┌──

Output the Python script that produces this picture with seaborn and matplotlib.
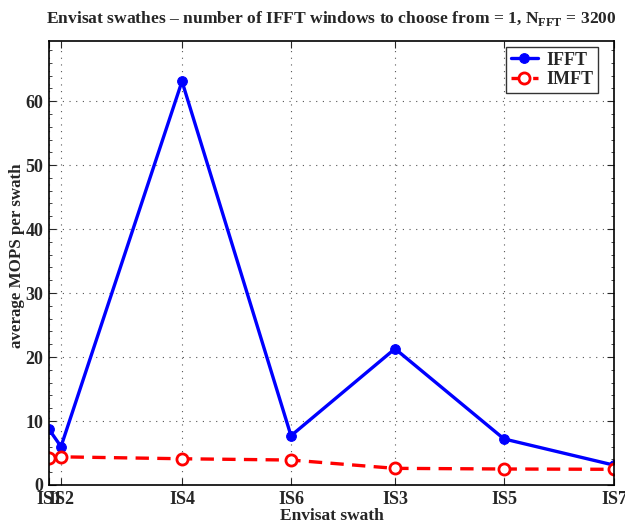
import matplotlib
matplotlib.use("Agg")
import matplotlib.pyplot as plt
import seaborn as sns
import pandas as pd
from matplotlib.ticker import AutoMinorLocator

swaths = ["IS1", "IS2", "IS4", "IS6", "IS3", "IS5", "IS7"]
swath_pos = [0, 12, 133, 242, 346, 455, 565]
ifft = [8.7, 6.0, 63.1, 7.7, 21.3, 7.2, 3.1]
imft = [4.2, 4.4, 4.1, 3.9, 2.6, 2.5, 2.45]

sns.set_theme(style="ticks")
plt.rcParams['font.family'] = ['Liberation Serif', 'DejaVu Serif']
plt.rcParams['font.weight'] = 'bold'
plt.rcParams['mathtext.fontset'] = 'custom'
plt.rcParams['mathtext.bf'] = 'Liberation Serif:bold'
plt.rcParams['mathtext.rm'] = 'Liberation Serif:bold'

df = pd.DataFrame({"pos": swath_pos, "IFFT": ifft, "IMFT": imft})

fig = plt.figure(figsize=(6.25, 5.29), dpi=100)
ax = fig.add_axes([0.0784, 0.0832, 0.9040, 0.8393])

sns.lineplot(data=df, x="pos", y="IFFT", ax=ax, color="#0000ff", lw=2.4,
             marker="o", markersize=7, markerfacecolor="#0000ff",
             markeredgecolor="#0000ff", label="IFFT")
sns.lineplot(data=df, x="pos", y="IMFT", ax=ax, color="#ff0000", lw=2.4,
             linestyle=(0, (4, 2.5)), marker="o", markersize=8,
             markerfacecolor="white", markeredgecolor="#ff0000",
             markeredgewidth=2, label="IMFT")

ax.set_xlim(swath_pos[0], swath_pos[-1])
ax.set_ylim(0, 69.4)
ax.set_xticks(swath_pos)
ax.set_xticklabels(swaths)
ax.set_yticks([0, 10, 20, 30, 40, 50, 60])
ax.yaxis.set_minor_locator(AutoMinorLocator(5))
ax.grid(True, which="major", linestyle=(0, (1, 5)), color="#555555", lw=0.8)
ax.tick_params(direction="in", top=True, right=True, length=5, width=0.8,
               labelsize=13, pad=4)
ax.tick_params(which="minor", direction="in", top=False, right=True, length=2.5, width=0.6)
for lab in ax.get_xticklabels() + ax.get_yticklabels():
    lab.set_fontweight("bold")
for s in ax.spines.values():
    s.set_linewidth(1.2)
    s.set_color("black")

ax.set_xlabel("Envisat swath", fontsize=12.5, fontweight="bold", labelpad=0)
ax.set_ylabel("average MOPS per swath", fontsize=12.2, fontweight="bold")
ax.yaxis.set_label_coords(-0.043, 0.516)
ax.set_title(r"Envisat swathes – number of IFFT windows to choose from = 1, N$_{\mathbf{FFT}}$ = 3200",
             fontsize=12.6, fontweight="bold", pad=13)

leg = ax.legend(loc="upper right", bbox_to_anchor=(0.972, 0.9865), fontsize=13,
                frameon=True, fancybox=False, edgecolor="black", handlelength=1.5,
                handletextpad=0.5, borderpad=0.25, labelspacing=0.15, borderaxespad=0)
leg.get_frame().set_linewidth(1.0)
for t in leg.get_texts():
    t.set_fontweight("bold")

fig.savefig("out.png", dpi=100)
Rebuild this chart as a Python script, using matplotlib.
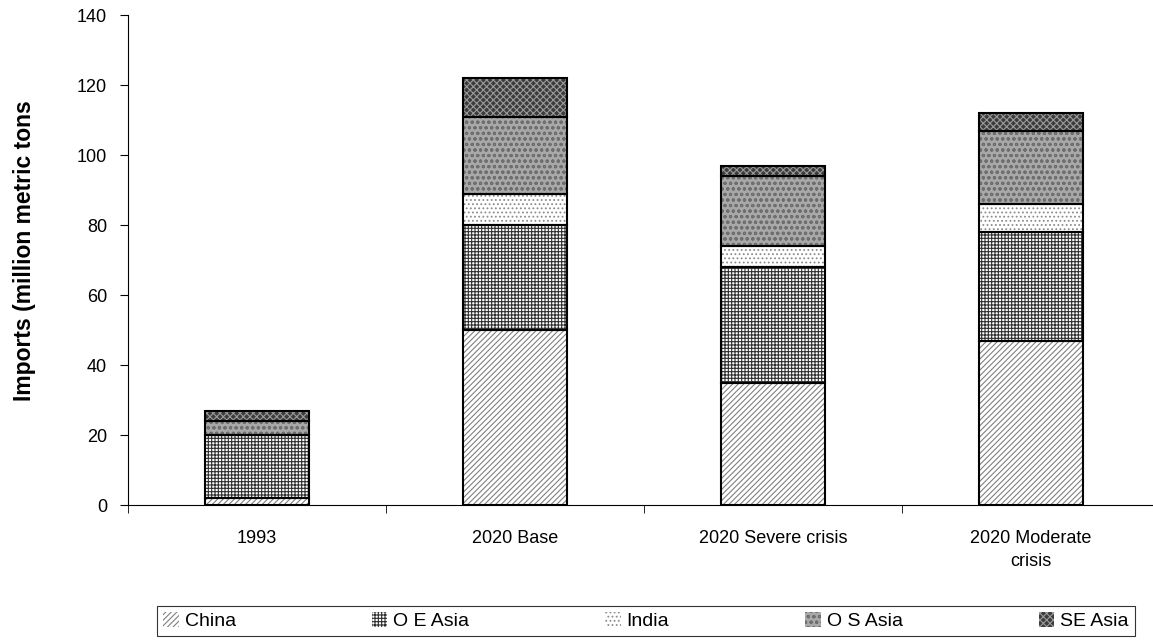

└──

● Given problem:
Copy all the data exactly as written, but skip any picture.

● Task output:
Output the Python script that produces this picture with seaborn and matplotlib.
import matplotlib
matplotlib.use("Agg")
import matplotlib.pyplot as plt
import seaborn as sns
import pandas as pd
from matplotlib.ticker import AutoMinorLocator

swaths = ["IS1", "IS2", "IS4", "IS6", "IS3", "IS5", "IS7"]
swath_pos = [0, 12, 133, 242, 346, 455, 565]
ifft = [8.7, 6.0, 63.1, 7.7, 21.3, 7.2, 3.1]
imft = [4.2, 4.4, 4.1, 3.9, 2.6, 2.5, 2.45]

sns.set_theme(style="ticks")
plt.rcParams['font.family'] = ['Liberation Serif', 'DejaVu Serif']
plt.rcParams['font.weight'] = 'bold'
plt.rcParams['mathtext.fontset'] = 'custom'
plt.rcParams['mathtext.bf'] = 'Liberation Serif:bold'
plt.rcParams['mathtext.rm'] = 'Liberation Serif:bold'

df = pd.DataFrame({"pos": swath_pos, "IFFT": ifft, "IMFT": imft})

fig = plt.figure(figsize=(6.25, 5.29), dpi=100)
ax = fig.add_axes([0.0784, 0.0832, 0.9040, 0.8393])

sns.lineplot(data=df, x="pos", y="IFFT", ax=ax, color="#0000ff", lw=2.4,
             marker="o", markersize=7, markerfacecolor="#0000ff",
             markeredgecolor="#0000ff", label="IFFT")
sns.lineplot(data=df, x="pos", y="IMFT", ax=ax, color="#ff0000", lw=2.4,
             linestyle=(0, (4, 2.5)), marker="o", markersize=8,
             markerfacecolor="white", markeredgecolor="#ff0000",
             markeredgewidth=2, label="IMFT")

ax.set_xlim(swath_pos[0], swath_pos[-1])
ax.set_ylim(0, 69.4)
ax.set_xticks(swath_pos)
ax.set_xticklabels(swaths)
ax.set_yticks([0, 10, 20, 30, 40, 50, 60])
ax.yaxis.set_minor_locator(AutoMinorLocator(5))
ax.grid(True, which="major", linestyle=(0, (1, 5)), color="#555555", lw=0.8)
ax.tick_params(direction="in", top=True, right=True, length=5, width=0.8,
               labelsize=13, pad=4)
ax.tick_params(which="minor", direction="in", top=False, right=True, length=2.5, width=0.6)
for lab in ax.get_xticklabels() + ax.get_yticklabels():
    lab.set_fontweight("bold")
for s in ax.spines.values():
    s.set_linewidth(1.2)
    s.set_color("black")

ax.set_xlabel("Envisat swath", fontsize=12.5, fontweight="bold", labelpad=0)
ax.set_ylabel("average MOPS per swath", fontsize=12.2, fontweight="bold")
ax.yaxis.set_label_coords(-0.043, 0.516)
ax.set_title(r"Envisat swathes – number of IFFT windows to choose from = 1, N$_{\mathbf{FFT}}$ = 3200",
             fontsize=12.6, fontweight="bold", pad=13)

leg = ax.legend(loc="upper right", bbox_to_anchor=(0.972, 0.9865), fontsize=13,
                frameon=True, fancybox=False, edgecolor="black", handlelength=1.5,
                handletextpad=0.5, borderpad=0.25, labelspacing=0.15, borderaxespad=0)
leg.get_frame().set_linewidth(1.0)
for t in leg.get_texts():
    t.set_fontweight("bold")

fig.savefig("out.png", dpi=100)
Rebuild this chart as a Python script, using matplotlib.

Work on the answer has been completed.